One of the first lessons experience teaches is that the formula is rarely the real issue. The structure is. If the data is neatly organized, the formula is easy. If the sheet is built like a garage where everything was tossed into the nearest corner, even a perfect formula feels fragile. That is why experienced Excel users care so much about headers, tables, consistent columns, and predictable layouts. They are not being dramatic. They are trying to avoid future chaos.
Another lesson is that readability matters more than people think. A formula like =SUM(B2:E2) is not just shorter than =B2+C2+D2+E2; it is easier to review later. Six weeks from now, when you open the file again, you will thank your past self for not making the worksheet look like a math ransom note. And if you work with other people, readable formulas are a gift. Confusing spreadsheets waste time, create doubt, and encourage dangerous habits like “I think the number looks right, so let’s send it.”
Experience also teaches humility. Excel is smart, but it is not magical. AutoSum guesses. Fill Down copies patterns. Tables extend formulas. But none of that removes the need to verify results. Smart spreadsheet users spot-check totals, especially after importing data or changing the layout. They know that one accidental blank column or one number stored as text can make a report go sideways without setting off fireworks.
Then there is the maintenance factor. The best Excel files are not the ones with the flashiest formulas. They are the ones that survive normal use. A workbook that keeps working when you add a new row, add a new month, sort the data, or filter a report is a workbook built with real-world experience.
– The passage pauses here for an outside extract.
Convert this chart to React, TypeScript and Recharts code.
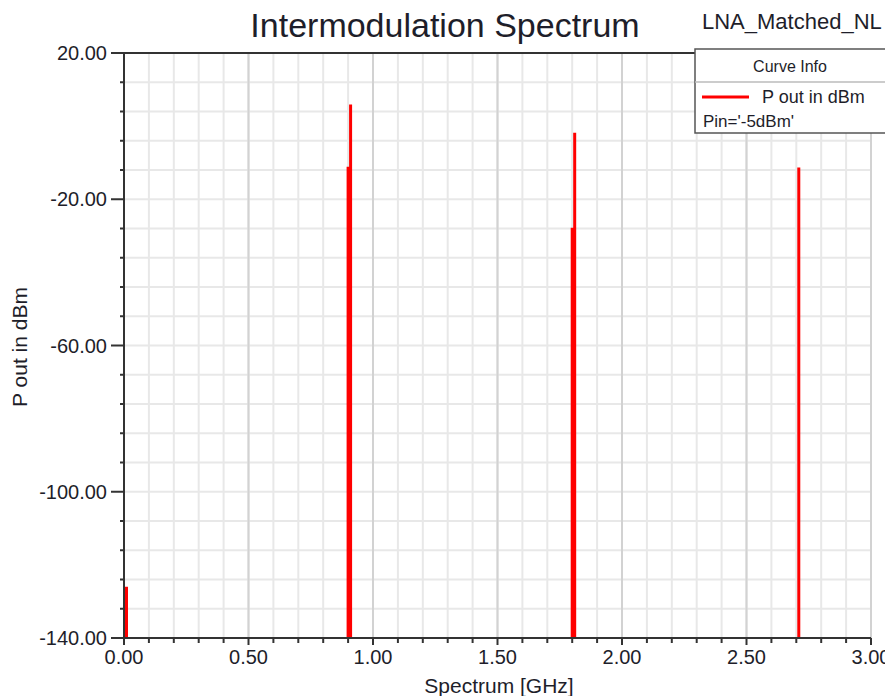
import React from "react";
import { LineChart, Line, XAxis, YAxis, CartesianGrid, ReferenceLine } from "recharts";

const spikeFreqGHz = [0.01, 0.9, 0.91, 1.8, 1.81, 2.71];
const spikePoutDbm = [-126, -11.1, 5.9, -27.8, -1.8, -11.3];
const floorDbm = -140;

const xTicksMinor = [0, 0.1, 0.2, 0.3, 0.4, 0.5, 0.6, 0.7, 0.8, 0.9, 1.0, 1.1, 1.2, 1.3, 1.4, 1.5, 1.6, 1.7, 1.8, 1.9, 2.0, 2.1, 2.2, 2.3, 2.4, 2.5, 2.6, 2.7, 2.8, 2.9, 3.0];
const xTicksMajor = [0, 0.5, 1.0, 1.5, 2.0, 2.5, 3.0];
const yTicksMinor = [20, 12, 4, -4, -12, -20, -28, -36, -44, -52, -60, -68, -76, -84, -92, -100, -108, -116, -124, -132, -140];
const yTicksMajor = [20, -20, -60, -100, -140];

const data: { f: number; p: number | null }[] = [];
spikeFreqGHz.forEach((f, i) => {
  data.push({ f, p: floorDbm });
  data.push({ f, p: spikePoutDbm[i] });
  data.push({ f, p: null });
});

const FONT = "'Liberation Sans', Arial, sans-serif";

const isMajorX = (v: number) => xTicksMajor.some((m) => Math.abs(m - v) < 1e-6);
const isMajorY = (v: number) => yTicksMajor.some((m) => Math.abs(m - v) < 1e-6);

const YTick = (props: any) => {
  const { x, y, payload } = props;
  const major = isMajorY(payload.value);
  return (
    <g>
      <line x1={x - (major ? 13 : 4)} x2={x} y1={y} y2={y} stroke="#333" strokeWidth={2} />
      {major && (
        <text x={x - 17} y={y} dy="0.36em" textAnchor="end" fontSize={20} fontFamily={FONT} fill="#1e1e2a">
          {Number(payload.value).toFixed(2)}
        </text>
      )}
    </g>
  );
};

const XTick = (props: any) => {
  const { x, y, payload } = props;
  const major = isMajorX(payload.value);
  return (
    <g>
      <line x1={x} x2={x} y1={y} y2={y + (major ? 7 : 5)} stroke="#333" strokeWidth={2} />
      {major && (
        <text x={x} y={y + 26} textAnchor="middle" fontSize={20} fontFamily={FONT} fill="#1e1e2a">
          {Number(payload.value).toFixed(2)}
        </text>
      )}
    </g>
  );
};

export default function App() {
  return (
    <div style={{ position: "relative", width: 885, height: 688, overflow: "hidden", background: "#fff" }}>
      <LineChart width={885} height={688} data={data} margin={{ top: 45, right: 22, left: 56, bottom: 28 }}>
        <XAxis
          dataKey="f"
          type="number"
          domain={[0, 3]}
          ticks={xTicksMinor}
          interval={0}
          tickSize={0}
          tickMargin={0}
          tickLine={false}
          tick={<XTick />}
          axisLine={{ stroke: "#333", strokeWidth: 2 }}
          height={30}
          allowDataOverflow
        />
        <YAxis
          type="number"
          domain={[-140, 20]}
          ticks={yTicksMinor}
          interval={0}
          tickSize={0}
          tickMargin={0}
          tickLine={false}
          tick={<YTick />}
          axisLine={{ stroke: "#333", strokeWidth: 2 }}
          width={60}
          allowDataOverflow
        />
        <XAxis xAxisId="major" dataKey="f" type="number" domain={[0, 3]} ticks={xTicksMajor} hide />
        <YAxis yAxisId="major" type="number" domain={[-140, 20]} ticks={yTicksMajor} hide />
        <CartesianGrid stroke="#e8e8e8" strokeWidth={2} />
        <CartesianGrid xAxisId="major" yAxisId="major" stroke="#d2d2d2" strokeWidth={2} />
        <ReferenceLine y={20} stroke="#333" strokeWidth={2} />
        <Line
          type="linear"
          dataKey="p"
          stroke="#ff0000"
          strokeWidth={3}
          dot={false}
          activeDot={false}
          connectNulls={false}
          isAnimationActive={false}
        />
      </LineChart>
      <svg
        width={885}
        height={688}
        style={{ position: "absolute", left: 0, top: 0, pointerEvents: "none" }}
      >
        <text x={437} y={29} textAnchor="middle" fontSize={34} fontFamily={FONT} fill="#1e1e2a">
          Intermodulation Spectrum
        </text>
        <text x={694} y={21} fontSize={22} fontFamily={FONT} fill="#1e1e2a">
          LNA_Matched_NL
        </text>
        <rect x={687} y={41} width={192} height={84} fill="#fff" stroke="#555" strokeWidth={1.5} />
        <line x1={687} x2={879} y1={74} y2={74} stroke="#bbb" strokeWidth={1.5} />
        <text x={782} y={64} textAnchor="middle" fontSize={16} fontFamily={FONT} fill="#1e1e2a">
          Curve Info
        </text>
        <line x1={694} x2={741} y1={89} y2={89} stroke="#ff0000" strokeWidth={3} />
        <text x={754} y={95} fontSize={18} fontFamily={FONT} fill="#1e1e2a">
          P out in dBm
        </text>
        <text x={695} y={119} fontSize={17} fontFamily={FONT} fill="#1e1e2a">
          Pin='-5dBm'
        </text>
        <text
          x={12}
          y={339}
          textAnchor="middle"
          fontSize={21}
          fontFamily={FONT}
          fill="#1e1e2a"
          transform="rotate(-90 12 339)"
          dy="0.35em"
        >
          P out in dBm
        </text>
        <text x={491} y={685} textAnchor="middle" fontSize={21} fontFamily={FONT} fill="#1e1e2a">
          Spectrum [GHz]
        </text>
      </svg>
    </div>
  );
}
That is why tables, structured references, and flexible formulas become favorites over time. They reduce manual repairs, which means fewer chances to break something while “just making a quick update.”
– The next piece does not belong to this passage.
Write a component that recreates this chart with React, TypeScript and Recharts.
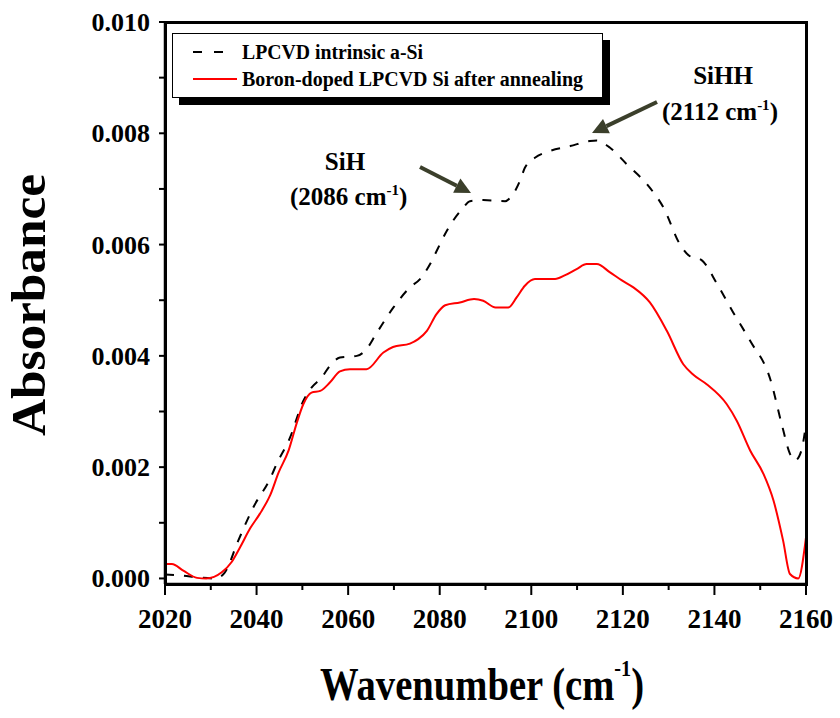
import React from 'react';
import { LineChart, Line, XAxis, YAxis, Label } from 'recharts';

const intrinsicWavenumber = [2020, 2024, 2027, 2031, 2033, 2036, 2039.3, 2043, 2044.4, 2047.3, 2050.2, 2052, 2054.2, 2056, 2058.2, 2061.9, 2063.7, 2066.3, 2069.9, 2073.5, 2075.7, 2077.9, 2079.3, 2081.5, 2085.1, 2086.6, 2089.5, 2094.3, 2095.4, 2097.5, 2098.6, 2100.8, 2104, 2108.5, 2112.8, 2114.3, 2117.2, 2120.9, 2125.3, 2128.9, 2132.5, 2134.5, 2137.2, 2140.6, 2144.1, 2147.8, 2152.2, 2154.7, 2156.5, 2157.6, 2159, 2160];
const intrinsicAbsorbance = [0.00007, 0.00005, 0.00002, 0.0, 0.0001, 0.00068, 0.00128, 0.0018, 0.00206, 0.00253, 0.00319, 0.00343, 0.00361, 0.00382, 0.00397, 0.004, 0.00409, 0.00442, 0.00487, 0.00523, 0.00538, 0.00565, 0.00588, 0.00624, 0.00666, 0.00678, 0.0068, 0.00678, 0.00684, 0.00714, 0.00738, 0.00756, 0.00768, 0.00777, 0.00786, 0.00787, 0.00774, 0.00744, 0.00708, 0.00666, 0.006, 0.0058, 0.00572, 0.00529, 0.00478, 0.00427, 0.00358, 0.00277, 0.00224, 0.00212, 0.0023, 0.00278];

const boronWavenumber = [2020, 2021.5, 2024, 2027, 2029, 2032.4, 2034.6, 2036.4, 2038.6, 2040.7, 2043, 2044.8, 2047, 2048.8, 2050.2, 2052, 2053.9, 2056, 2058.2, 2060.4, 2064, 2067.7, 2069.8, 2073.5, 2075.3, 2077.2, 2079.3, 2081.2, 2084.4, 2087.5, 2089.5, 2092.2, 2095, 2096.8, 2098.6, 2100.8, 2105.2, 2107.4, 2109.9, 2112.1, 2114.3, 2117.2, 2119.7, 2122.3, 2125.9, 2129.6, 2133.2, 2135.4, 2138.3, 2142.7, 2144.9, 2147.8, 2150.7, 2152.9, 2155, 2156.5, 2158.3, 2160];
const boronAbsorbance = [0.00026, 0.00026, 0.00014, 0.00001, 0.0, 0.00011, 0.0003, 0.00056, 0.0009, 0.00116, 0.0015, 0.0019, 0.0023, 0.0028, 0.00313, 0.00334, 0.00337, 0.00352, 0.00372, 0.00376, 0.00376, 0.00406, 0.00416, 0.00422, 0.0043, 0.00445, 0.00475, 0.00491, 0.00496, 0.00502, 0.00499, 0.00487, 0.00487, 0.00505, 0.00526, 0.00538, 0.00538, 0.00545, 0.00556, 0.00565, 0.00565, 0.0055, 0.00536, 0.00523, 0.00496, 0.00445, 0.00385, 0.00366, 0.00349, 0.00313, 0.00283, 0.0023, 0.00188, 0.0014, 0.00068, 0.00008, 0.0, 0.00074];

const xTicks = [2020, 2030, 2040, 2050, 2060, 2070, 2080, 2090, 2100, 2110, 2120, 2130, 2140, 2150, 2160];
const yTicks = [0, 0.001, 0.002, 0.003, 0.004, 0.005, 0.006, 0.007, 0.008, 0.009, 0.01];

const seriesNames = ['LPCVD intrinsic a-Si', 'Boron-doped LPCVD Si after annealing'];

const intrinsicData = intrinsicWavenumber.map((w, i) => ({ w, a: intrinsicAbsorbance[i] }));
const boronData = boronWavenumber.map((w, i) => ({ w, a: boronAbsorbance[i] }));

const FONT = '"Liberation Serif", "Times New Roman", serif';

const W = 840;
const H = 718;
const M = { top: 22, right: 34, bottom: 74, left: 65 };
const X_AXIS_H = 60;
const Y_AXIS_W = 100;

const XTick = (props: any) => {
  const { x, y, payload } = props;
  const v = payload.value;
  const major = Math.round(v) % 20 === 0;
  return (
    <g>
      <line x1={x} x2={x} y1={y} y2={y + (major ? 11 : 6)} stroke="#000" strokeWidth={2} />
      {major && (
        <text x={x} y={y + 44} textAnchor="middle" fontFamily={FONT} fontWeight="bold" fontSize={27} fill="#000">
          {v}
        </text>
      )}
    </g>
  );
};

const YTick = (props: any) => {
  const { x, y, payload } = props;
  const v = payload.value;
  const major = Math.round(v * 1000) % 2 === 0;
  return (
    <g>
      <line x1={x - 6} x2={x} y1={y} y2={y} stroke="#000" strokeWidth={2} />
      {major && (
        <text x={x - 15} y={y + 9} textAnchor="end" fontFamily={FONT} fontWeight="bold" fontSize={26} fill="#000">
          {v.toFixed(3)}
        </text>
      )}
    </g>
  );
};

const LegendBox = () => (
  <div style={{ position: 'absolute', left: 172, top: 33, width: 431, height: 65, border: '1.5px solid #000', background: '#fff', boxShadow: '7px 7px 0 0 #000', boxSizing: 'border-box' }}>
    <svg width={428} height={62} style={{ display: 'block' }}>
      <line x1={20} x2={51} y1={18} y2={18} stroke="#000" strokeWidth={2} strokeDasharray="9 12" />
      <text x={69} y={25} fontFamily={FONT} fontWeight="bold" fontSize={20} fill="#000" textLength={181} lengthAdjust="spacingAndGlyphs">
        {seriesNames[0]}
      </text>
      <line x1={20} x2={64} y1={45} y2={45} stroke="#ff0000" strokeWidth={2} />
      <text x={69} y={52} fontFamily={FONT} fontWeight="bold" fontSize={20} fill="#000" textLength={341} lengthAdjust="spacingAndGlyphs">
        {seriesNames[1]}
      </text>
    </svg>
  </div>
);

const ARROW = '#3b3f2b';

const Arrow = ({ x1, y1, x2, y2 }: { x1: number; y1: number; x2: number; y2: number }) => {
  const ang = Math.atan2(y2 - y1, x2 - x1);
  const len = 16;
  const half = 8;
  const bx = x2 - len * Math.cos(ang);
  const by = y2 - len * Math.sin(ang);
  const px = -Math.sin(ang) * half;
  const py = Math.cos(ang) * half;
  return (
    <g>
      <line x1={x1} y1={y1} x2={bx} y2={by} stroke={ARROW} strokeWidth={4} />
      <polygon points={`${x2},${y2} ${bx + px},${by + py} ${bx - px},${by - py}`} fill={ARROW} />
    </g>
  );
};

export default function App() {
  const L = M.left + Y_AXIS_W;
  const T = M.top;
  const R = W - M.right;
  const B = H - M.bottom - X_AXIS_H;
  return (
    <div style={{ position: 'absolute', left: 0, top: 0, width: W, height: H, background: '#fff' }}>
      <LineChart width={W} height={H} margin={M}>
        <XAxis
          xAxisId="b"
          type="number"
          dataKey="w"
          domain={[2020, 2160]}
          ticks={xTicks}
          interval={0}
          allowDataOverflow
          height={X_AXIS_H}
          tickSize={0}
          tickMargin={0}
          tickLine={false}
          axisLine={{ stroke: '#000', strokeWidth: 2.5 }}
          tick={<XTick />}
        >
          <Label
            content={() => (
              <text transform="translate(320, 700) scale(0.84, 1)" fontFamily={FONT} fontWeight="bold" fontSize={46} fill="#000">
                Wavenumber (cm<tspan dy={-24} fontSize={24}>-1</tspan><tspan dy={24}>)</tspan>
              </text>
            )}
          />
        </XAxis>
        <YAxis
          yAxisId="l"
          type="number"
          domain={[-0.0001, 0.01]}
          ticks={yTicks}
          interval={0}
          allowDataOverflow
          width={Y_AXIS_W}
          tickSize={0}
          tickMargin={0}
          tickLine={false}
          axisLine={{ stroke: '#000', strokeWidth: 2.5 }}
          tick={<YTick />}
        >
          <Label
            content={() => (
              <text x={45} y={305} transform="rotate(-90, 45, 305)" textAnchor="middle" fontFamily={FONT} fontWeight="bold" fontSize={48} fill="#000" textLength={262} lengthAdjust="spacingAndGlyphs">
                Absorbance
              </text>
            )}
          />
        </YAxis>
        <Line
          xAxisId="b"
          yAxisId="l"
          data={intrinsicData}
          dataKey="a"
          name={seriesNames[0]}
          type="monotone"
          stroke="#000"
          strokeWidth={2}
          strokeDasharray="9 10"
          dot={false}
          isAnimationActive={false}
        />
        <Line
          xAxisId="b"
          yAxisId="l"
          data={boronData}
          dataKey="a"
          name={seriesNames[1]}
          type="monotone"
          stroke="#ff0000"
          strokeWidth={2}
          dot={false}
          isAnimationActive={false}
        />
      </LineChart>
      <div
        style={{
          position: 'absolute',
          left: L - 1.5,
          top: T - 1.5,
          width: R - L + 3,
          height: B - T + 3,
          border: '3px solid #000',
          boxSizing: 'border-box',
          pointerEvents: 'none',
        }}
      />
      <LegendBox />
      <svg width={W} height={H} style={{ position: 'absolute', left: 0, top: 0, pointerEvents: 'none' }}>
        <text x={345} y={170} textAnchor="middle" fontFamily={FONT} fontWeight="bold" fontSize={25} fill="#000">SiH</text>
        <text x={290} y={205} fontFamily={FONT} fontWeight="bold" fontSize={25} fill="#000">
          (2086 cm<tspan dy={-10} fontSize={15}>-1</tspan><tspan dy={10}>)</tspan>
        </text>
        <Arrow x1={420} y1={167} x2={471} y2={193} />
        <text x={723} y={84} textAnchor="middle" fontFamily={FONT} fontWeight="bold" fontSize={25} fill="#000">SiHH</text>
        <text x={662} y={120} fontFamily={FONT} fontWeight="bold" fontSize={25} fill="#000">
          (2112 cm<tspan dy={-10} fontSize={15}>-1</tspan><tspan dy={10}>)</tspan>
        </text>
        <Arrow x1={657} y1={102} x2={592} y2={133} />
      </svg>
    </div>
  );
}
Finally, using row formulas regularly teaches confidence. At first, formulas can feel intimidating because every cell reference looks important enough to launch a rocket. But after a few practical examples, you start to see the pattern. Excel is just following instructions. Give it a clean layout, a clear formula, and a sensible method for future growth, and it behaves. Once that clicks, building totals, summaries, and rolling calculations becomes much less scary and much more satisfying.
So yes, adding rows in Excel with a formula is a basic skill. But it also opens the door to smarter spreadsheets, cleaner reporting, and fewer moments of staring at a number and wondering whether it came from solid math or pure spreadsheet optimism.
Final Thoughts
If you want the shortest possible version, here it is: organize your data, use SUM to total one row, copy the formula down, and use an Excel Table if you want the setup to keep working as your sheet grows. That is the practical four-step method.
Excel formulas do not need to be flashy to be powerful. A simple row total formula can save time, reduce mistakes, and make your spreadsheet far easier to update. And once you pair that formula with a table, you get something even better: a worksheet that behaves itself when new data arrives. In the world of spreadsheets, that is basically luxury.